Even if it means “lagging behind”, hysteresis first defines the property of a system before it is evaluated as benefit or drawback. For example, ever since Charles Proteus Steinmetz’s research on magnetic hysteresis in 1892, the principle has been used as the basis for the design of various forms of recording equipment (“Magnetic Force” 7). Sound remains on a magnetic tape long after the magnetic heads used to make the recording have been removed. Music playing on a tape player is a process where a medium—the magnetic tape—allows an effect to manifest after its cause has disappeared. The same principle applies to other physical materials, such as metal and rubber, when they are subjected to deformation (Lee 60). What is applicable to a music tape is also applicable to a credit card or hard drive. Hard drives store digital information on disks coated with magnetic material. Magnetic hysteresis once again describes the process by which the disks retain information even when the magnetic heads are not activated. The persistence of information after the end of the writing process is also what allows users to restore data when hard drives suffer catastrophic failures (Kirschenbaum xi–xii).

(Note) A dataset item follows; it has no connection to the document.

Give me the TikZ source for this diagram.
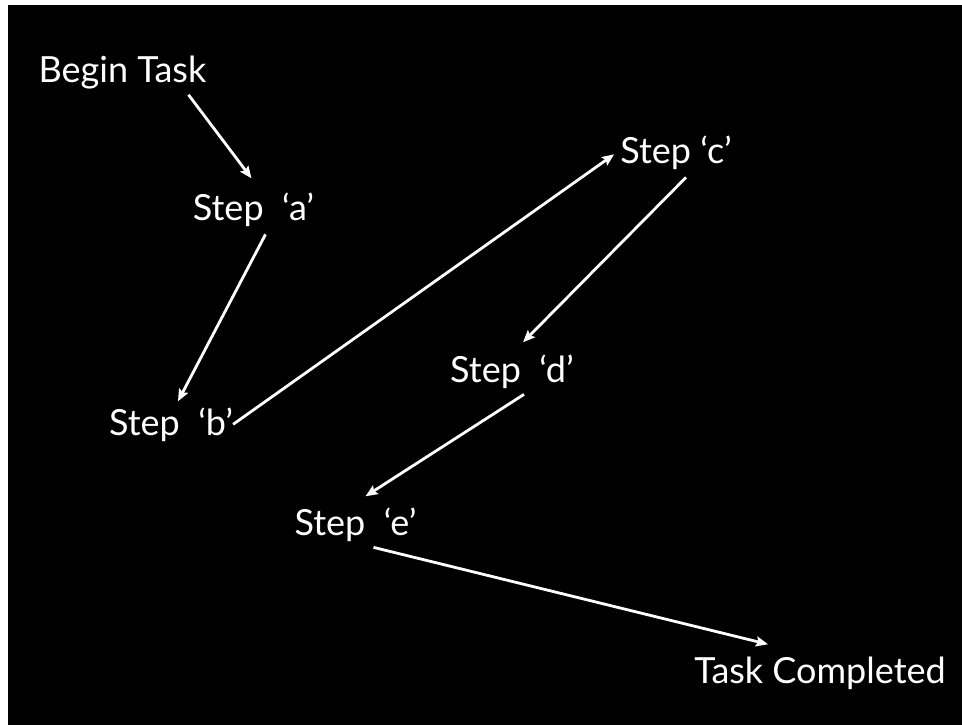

The concept has also been productively put to use in sociology. Pierre Bourdieu, for instance, contended that Karl Marx had a hysteresis effect (un effet d’hystérésis) in mind when he wrote about Don Quixote (Bourdieu 62). In “Commodity and Money,” which appears in the first volume of The Capital: A Critique of Political Economy, Marx used the figure of Don Quixote to illustrate how a way of life can become ill suited for a changing socioeconomic context (176). The main character from Cervantes’s famous novel clings to the values of chivalry that were a product of courtly life in the Middle Ages while living in a post-medieval world. His beliefs and behaviours persist, despite the fact that the historical context that gave them meaning has vanished. In other words, Don Quixote lags behind the steady march of history. In the broader perspective of Marxism, Don Quixote’s hysteresis is a case of social and political alienation; it is bound to a critical stance, associated with moral judgement. Jean-Paul Sartre used the term “hysteresis” in a similar vein when, while discussing Marxism, he described the relationship between Gustave Flaubert’s Madame Bovary and the contemporary reality in which it was written (64). Bourdieu employed the concept of “hysteresis” to attempt to provide scientificity to the field of sociology (Hardy 133). He used it to examine the mismatch between a set of practices or dispositions (habitus) in regard to a given contextual environment (field). Hysteresis accounts “for cases in which dispositions function out of phases and practices are objectively ill-adapted to the present conditions because they are objectively adjusted to conditions that no longer obtain” (Bourdieu 62). Jean Baudrillard also used hysteresis in his writings to characterise the ongoing disappearance of the political (The Transparency of Evil; The Illusion of the End). In The Transparency of Evil, he argued that we now face a world of pure effects where all causes—the traditional founding references—have disappeared: “Of the political sphere one can say that the idea of politics has disappeared, but that the game of politics continues in secret indifference to its own stakes” (Baudrillard, Transparency 6). Societies progress zombie-like, even after all the principles and values that defined them have disappeared.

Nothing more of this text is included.